Under Yang's leadership, Genius is developing quickly, and both fixed assets and sale volumes increased by 190 percent a year.

So far, its annual sales volume has reached 460 million yuan (US$56 million).

He owes the success to his strong team, Yang said, which includes 300 employees, nearly half of whom have master's or doctoral degrees and 32 percent have work experience in transnational companies.

Yang said a teamwork spirit is encouraged in the company.

"We always learn something new from each other through exchanging ideas. Teamwork is important," Yang said.

Yang also tutors three post-graduate students.

"When I talk with my students, I always get new ideas. We learn how to learn from others, so the team will be active and creative," he explained.

At present, Genius has established a strategic partnership with some well-known domestic and overseas companies to be informed of the latest changes in the market.

"We manufacture products the market demands dictate. With information from partners pouring in, the research and development center churns out new products as quickly as possible," Yang said.

Meanwhile, Yang has invested in the re-education of his employees, providing them with training opportunities and exchange programs at home and abroad.

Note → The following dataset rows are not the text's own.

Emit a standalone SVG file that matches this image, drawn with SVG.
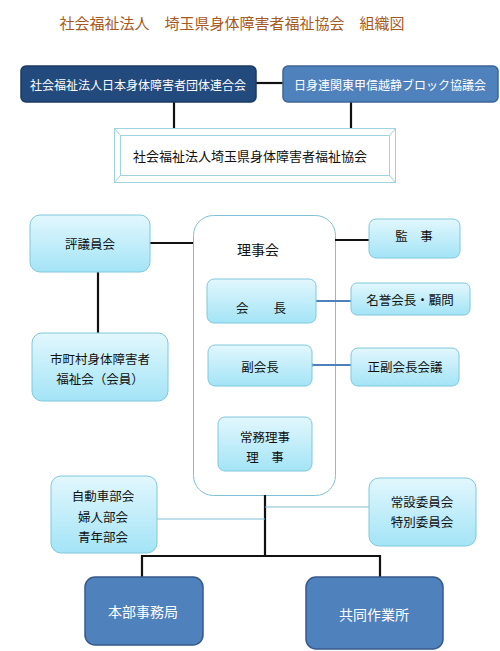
<svg xmlns="http://www.w3.org/2000/svg" width="500" height="651" viewBox="0 0 500 651">
<defs>
<linearGradient id="lg" x1="0" y1="0" x2="0" y2="1">
<stop offset="0" stop-color="#e2f7fd"/>
<stop offset="1" stop-color="#a3e4f6"/>
</linearGradient>
<marker id="ah" viewBox="0 0 6 6" refX="1" refY="3" markerWidth="4" markerHeight="4" orient="auto">
<path d="M6,0 L0,3 L6,6 z" fill="#4f81bd"/>
</marker>
<style>
text{font-family:"Noto Sans CJK JP","Noto Sans CJK SC",sans-serif;text-anchor:middle;dominant-baseline:central}
.t{font-size:12.5px;fill:#111}
.w{font-size:12px;fill:#fff}
.big{font-size:14px;fill:#fff}
.lb{fill:url(#lg);stroke:#7fc8dc;stroke-width:1}
.blk{stroke:#111;stroke-width:2.2;fill:none}
.thin{stroke:#7fc0d6;stroke-width:1;fill:none}
.blu{stroke:#4f81bd;stroke-width:2.2;fill:none}
</style>
</defs>
<rect width="500" height="651" fill="#fff"/>
<text x="232" y="22" style="font-size:15px;fill:#a65a1f">社会福祉法人　埼玉県身体障害者福祉協会　組織図</text>
<g id="rijikai">
<rect x="193.5" y="215.5" width="142" height="280" rx="20" fill="#fff" stroke="#7fc0d6" stroke-width="1"/>
<text x="258" y="249" style="font-size:14px;fill:#111">理事会</text>
</g>
<g id="connectors">
<line class="blk" x1="256" y1="83" x2="283" y2="83"/>
<line class="blk" x1="174" y1="102" x2="174" y2="128"/>
<line class="blk" x1="351" y1="102" x2="351" y2="128"/>
<line class="blk" x1="150" y1="243" x2="193" y2="243"/>
<line class="blk" x1="98" y1="272" x2="98" y2="333"/>
<line class="blk" x1="335" y1="240" x2="369" y2="240"/>
<line class="blu" x1="316" y1="301" x2="351" y2="301"/>
<line class="blu" x1="351" y1="365" x2="314" y2="365" marker-end="url(#ah)"/>
<line class="blk" x1="265" y1="495" x2="265" y2="556"/>
<line class="thin" x1="157" y1="519" x2="265" y2="519"/>
<line class="thin" x1="265" y1="507" x2="369" y2="507"/>
<polyline class="blk" points="142,577 142,556 380,556 380,577"/>
</g>
<g id="jfd">
<rect x="21" y="66" width="235" height="36" rx="5" fill="#234a7c" stroke="#1b3a63" stroke-width="1.5"/>
<text class="w" x="138" y="84">社会福祉法人日本身体障害者団体連合会</text>
</g>
<g id="kanto">
<rect x="283" y="66" width="215" height="36" rx="5" fill="#4f81bd" stroke="#3c6595" stroke-width="1.5"/>
<text class="w" x="390" y="84">日身連関東甲信越静ブロック協議会</text>
</g>
<g id="saitama">
<rect x="114.5" y="128.5" width="281" height="54" fill="#fff" stroke="#9fd3e3" stroke-width="1"/>
<rect x="120.5" y="135.5" width="269" height="40" fill="#fff" stroke="#9fd3e3" stroke-width="1"/>
<line x1="114.5" y1="128.5" x2="120.5" y2="135.5" stroke="#9fd3e3"/>
<line x1="395.5" y1="128.5" x2="389.5" y2="135.5" stroke="#9fd3e3"/>
<line x1="114.5" y1="182.5" x2="120.5" y2="175.5" stroke="#9fd3e3"/>
<line x1="395.5" y1="182.5" x2="389.5" y2="175.5" stroke="#9fd3e3"/>
<text class="t" x="250" y="155" style="font-size:13px">社会福祉法人埼玉県身体障害者福祉協会</text>
</g>
<g id="hyogiin">
<rect class="lb" x="30" y="215" width="120" height="57" rx="10"/>
<text class="t" x="90" y="243">評議員会</text>
</g>
<g id="shichoson">
<rect class="lb" x="32" y="333" width="136" height="68" rx="10"/>
<text class="t" x="100" y="358">市町村身体障害者</text>
<text class="t" x="100" y="378">福祉会（会員）</text>
</g>
<g id="kaicho">
<rect class="lb" x="207" y="279" width="109" height="44" rx="7"/>
<text class="t" x="261" y="307">会　　長</text>
</g>
<g id="fukukaicho">
<rect class="lb" x="208" y="345" width="104" height="41" rx="7"/>
<text class="t" x="260" y="366">副会長</text>
</g>
<g id="jomu">
<rect class="lb" x="218" y="417" width="94" height="54" rx="7"/>
<text class="t" x="265" y="436">常務理事</text>
<text class="t" x="265" y="456">理　事</text>
</g>
<g id="kanji">
<rect class="lb" x="369" y="219" width="91" height="39" rx="7"/>
<text class="t" x="414" y="235">監　事</text>
</g>
<g id="meiyo">
<rect class="lb" x="351" y="283" width="119" height="32" rx="6"/>
<text class="t" x="410" y="299">名誉会長・顧問</text>
</g>
<g id="seifuku">
<rect class="lb" x="351" y="348" width="108" height="38" rx="7"/>
<text class="t" x="405" y="366">正副会長会議</text>
</g>
<g id="bukai">
<rect class="lb" x="51" y="476" width="106" height="77" rx="10"/>
<text class="t" x="103" y="495">自動車部会</text>
<text class="t" x="103" y="516">婦人部会</text>
<text class="t" x="103" y="536">青年部会</text>
</g>
<g id="iinkai">
<rect class="lb" x="369" y="478" width="107" height="68" rx="10"/>
<text class="t" x="422" y="501">常設委員会</text>
<text class="t" x="422" y="521">特別委員会</text>
</g>
<g id="honbu">
<rect x="85" y="577" width="118" height="68" rx="10" fill="#4f81bd" stroke="#37598a" stroke-width="1.5"/>
<text class="big" x="143" y="611">本部事務局</text>
</g>
<g id="kyodo">
<rect x="306" y="577" width="137" height="72" rx="10" fill="#4f81bd" stroke="#37598a" stroke-width="1.5"/>
<text class="big" x="374" y="614">共同作業所</text>
</g>
</svg>
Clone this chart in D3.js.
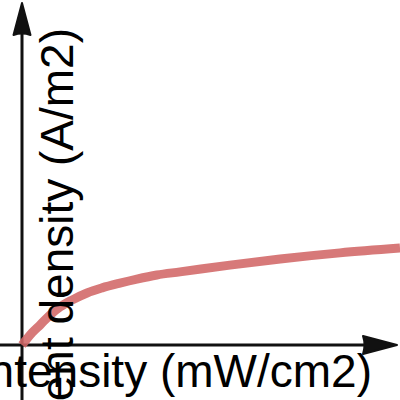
<!DOCTYPE html>
<html>
<head>
<meta charset="utf-8">
<script src="https://cdn.jsdelivr.net/npm/d3@7"></script>
<style>
  body { margin: 0; background: #fff; }
  svg { display: block; }
  text { font-family: "Liberation Sans", Arial, sans-serif; fill: #000; }
</style>
</head>
<body>
<script>
// light intensity (mW/cm2) vs current density (A/m2)
const intensity = [0, 1.3, 2.6, 4.8, 7.4, 10.1, 13.2, 17.2, 21.2, 25.9, 30.4, 35.7, 41.8, 55.0, 68.3, 84.1, 100];
const current   = [0, 1.8, 3.5, 5.9, 8.8, 11.2, 13.2, 15.3, 16.8, 18.2, 19.4, 20.6, 21.5, 23.5, 25.3, 27.1, 28.5];
const xLabel = "Light intensity (mW/cm2)";
const yLabel = "Current density (A/m2)";

const w = 400, h = 400;
const svg = d3.select("body").append("svg")
  .attr("width", w)
  .attr("height", h);

const x = d3.scaleLinear().domain([0, 100]).range([22, 400]);
const y = d3.scaleLinear().domain([0, 100]).range([345, 5]);

// axes: plain lines crossing at the origin, with arrow heads
svg.append("line")
  .attr("x1", 0).attr("y1", y(0))
  .attr("x2", 392).attr("y2", y(0))
  .attr("stroke", "#111").attr("stroke-width", 3);
svg.append("line")
  .attr("x1", x(0)).attr("y1", h)
  .attr("x2", x(0)).attr("y2", 8)
  .attr("stroke", "#111").attr("stroke-width", 3);

svg.append("path")
  .attr("d", `M${x(0)},3 L${x(0) + 8.5},35 Q${x(0)},32 ${x(0) - 8.5},35 Z`)
  .attr("fill", "#111").attr("stroke", "#111").attr("stroke-width", 2)
  .attr("stroke-linejoin", "round");
svg.append("path")
  .attr("d", `M397,${y(0)} L363,${y(0) - 9} Q366,${y(0)} 363,${y(0) + 9} Z`)
  .attr("fill", "#111").attr("stroke", "#111").attr("stroke-width", 2)
  .attr("stroke-linejoin", "round");

// the curve
svg.append("path")
  .datum(current)
  .attr("d", d3.line()
    .x((d, i) => x(intensity[i]))
    .y(d => y(d))
    .curve(d3.curveMonotoneX))
  .attr("fill", "none")
  .attr("stroke", "#d26666")
  .attr("stroke-opacity", 0.88)
  .attr("stroke-width", 9)
  .attr("stroke-linecap", "butt");

// labels (they run off the edge, as in the picture)
svg.append("text")
  .attr("x", 372)
  .attr("y", 387)
  .attr("text-anchor", "end")
  .style("font-size", "46px")
  .text(xLabel);

svg.append("text")
  .attr("transform", "translate(73,28) rotate(-90)")
  .attr("text-anchor", "end")
  .style("font-size", "46px")
  .text(yLabel);
</script>
</body>
</html>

Yang's efforts have finally paid off. One out of 60 employees in the company has created at least one patented product.

Fruits of labor realized

His nine years of experience have turned Yang from a business novice to an experienced entrepreneur.

In the early years of his company, he shouldered multiple roles - general manager, salesman, negotiator and researcher.

When Genius went public in 1993, he became director of the board.

"We can't run a company like a small workshop. A modern Chinese high-tech company must step on the track of international practices and regulations," Yang said.